[Entries with chart source code]
(begin)

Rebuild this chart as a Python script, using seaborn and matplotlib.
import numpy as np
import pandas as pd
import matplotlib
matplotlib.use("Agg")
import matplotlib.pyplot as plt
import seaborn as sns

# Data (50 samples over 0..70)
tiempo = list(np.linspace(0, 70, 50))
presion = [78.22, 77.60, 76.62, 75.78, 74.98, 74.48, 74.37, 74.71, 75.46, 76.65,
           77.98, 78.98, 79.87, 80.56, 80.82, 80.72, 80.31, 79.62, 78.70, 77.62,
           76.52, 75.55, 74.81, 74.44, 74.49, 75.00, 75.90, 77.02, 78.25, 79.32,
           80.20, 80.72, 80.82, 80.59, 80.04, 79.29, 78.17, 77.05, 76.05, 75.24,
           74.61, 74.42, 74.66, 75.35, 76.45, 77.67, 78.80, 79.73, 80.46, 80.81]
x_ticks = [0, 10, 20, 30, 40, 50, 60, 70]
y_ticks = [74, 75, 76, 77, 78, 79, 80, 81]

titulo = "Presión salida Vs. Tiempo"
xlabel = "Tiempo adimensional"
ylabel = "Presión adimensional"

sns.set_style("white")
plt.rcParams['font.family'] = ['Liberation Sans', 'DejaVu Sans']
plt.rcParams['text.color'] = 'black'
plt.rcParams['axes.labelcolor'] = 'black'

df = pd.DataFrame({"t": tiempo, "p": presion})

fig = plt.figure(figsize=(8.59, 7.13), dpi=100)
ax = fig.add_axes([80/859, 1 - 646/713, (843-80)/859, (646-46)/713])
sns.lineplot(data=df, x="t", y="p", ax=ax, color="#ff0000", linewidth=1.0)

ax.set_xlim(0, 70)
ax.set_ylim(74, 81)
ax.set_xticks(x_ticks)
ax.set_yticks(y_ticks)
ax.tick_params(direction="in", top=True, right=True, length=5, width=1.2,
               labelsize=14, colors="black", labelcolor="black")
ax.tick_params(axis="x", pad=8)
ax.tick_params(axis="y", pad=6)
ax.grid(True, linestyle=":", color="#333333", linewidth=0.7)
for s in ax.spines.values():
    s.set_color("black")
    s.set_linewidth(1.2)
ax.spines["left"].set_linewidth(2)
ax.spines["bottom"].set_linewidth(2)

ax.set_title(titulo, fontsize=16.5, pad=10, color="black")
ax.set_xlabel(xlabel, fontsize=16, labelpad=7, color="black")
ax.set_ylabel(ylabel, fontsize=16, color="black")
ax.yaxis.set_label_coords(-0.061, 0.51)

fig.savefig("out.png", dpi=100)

(end)
(begin)

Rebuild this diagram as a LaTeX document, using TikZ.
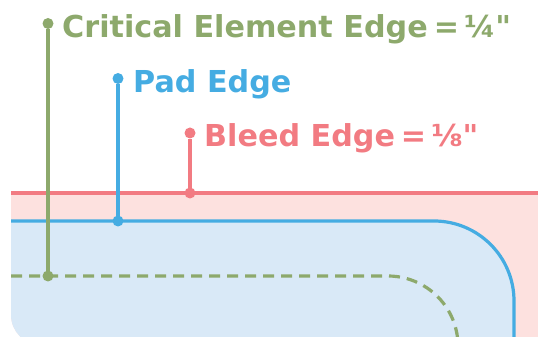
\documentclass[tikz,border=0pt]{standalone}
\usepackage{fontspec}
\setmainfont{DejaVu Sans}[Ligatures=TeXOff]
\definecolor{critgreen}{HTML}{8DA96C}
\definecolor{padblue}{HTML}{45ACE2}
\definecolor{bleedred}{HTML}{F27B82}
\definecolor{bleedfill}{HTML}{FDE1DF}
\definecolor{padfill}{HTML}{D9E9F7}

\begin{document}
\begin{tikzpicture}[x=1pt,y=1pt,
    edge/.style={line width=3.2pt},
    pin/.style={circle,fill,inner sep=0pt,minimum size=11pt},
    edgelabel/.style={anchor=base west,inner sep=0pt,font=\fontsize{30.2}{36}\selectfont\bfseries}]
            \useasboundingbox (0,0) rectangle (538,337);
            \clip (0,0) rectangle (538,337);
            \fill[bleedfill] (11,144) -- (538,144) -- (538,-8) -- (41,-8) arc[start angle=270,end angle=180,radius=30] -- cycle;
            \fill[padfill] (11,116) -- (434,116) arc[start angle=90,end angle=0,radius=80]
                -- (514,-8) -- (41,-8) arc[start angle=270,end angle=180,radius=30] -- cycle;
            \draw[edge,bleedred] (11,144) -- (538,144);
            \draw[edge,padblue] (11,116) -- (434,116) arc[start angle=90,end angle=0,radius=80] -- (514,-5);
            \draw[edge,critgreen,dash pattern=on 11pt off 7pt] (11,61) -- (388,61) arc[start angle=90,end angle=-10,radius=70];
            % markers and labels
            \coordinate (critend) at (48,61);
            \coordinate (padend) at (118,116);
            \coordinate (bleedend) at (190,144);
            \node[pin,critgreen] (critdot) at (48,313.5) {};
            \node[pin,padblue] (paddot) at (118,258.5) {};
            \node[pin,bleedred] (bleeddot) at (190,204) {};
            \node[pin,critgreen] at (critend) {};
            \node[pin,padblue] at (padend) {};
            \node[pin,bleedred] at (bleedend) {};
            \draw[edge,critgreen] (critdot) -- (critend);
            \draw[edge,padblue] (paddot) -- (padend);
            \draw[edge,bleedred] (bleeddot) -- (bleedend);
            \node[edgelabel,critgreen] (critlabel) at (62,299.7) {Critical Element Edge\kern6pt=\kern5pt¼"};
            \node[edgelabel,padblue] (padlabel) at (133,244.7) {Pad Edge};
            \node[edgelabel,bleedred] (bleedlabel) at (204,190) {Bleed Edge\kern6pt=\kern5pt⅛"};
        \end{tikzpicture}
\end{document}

(end)

__Exercise requirements__
Output, from the data above, the lines from the line with "Rebuild this chart" to the line with "y_ticks = [74, 75, 76, 77, 78, 79, 80, 81]" exactly as they stand, both ends included and nothing else.

__Solution for this exercise__
Rebuild this chart as a Python script, using seaborn and matplotlib.
import numpy as np
import pandas as pd
import matplotlib
matplotlib.use("Agg")
import matplotlib.pyplot as plt
import seaborn as sns

# Data (50 samples over 0..70)
tiempo = list(np.linspace(0, 70, 50))
presion = [78.22, 77.60, 76.62, 75.78, 74.98, 74.48, 74.37, 74.71, 75.46, 76.65,
           77.98, 78.98, 79.87, 80.56, 80.82, 80.72, 80.31, 79.62, 78.70, 77.62,
           76.52, 75.55, 74.81, 74.44, 74.49, 75.00, 75.90, 77.02, 78.25, 79.32,
           80.20, 80.72, 80.82, 80.59, 80.04, 79.29, 78.17, 77.05, 76.05, 75.24,
           74.61, 74.42, 74.66, 75.35, 76.45, 77.67, 78.80, 79.73, 80.46, 80.81]
x_ticks = [0, 10, 20, 30, 40, 50, 60, 70]
y_ticks = [74, 75, 76, 77, 78, 79, 80, 81]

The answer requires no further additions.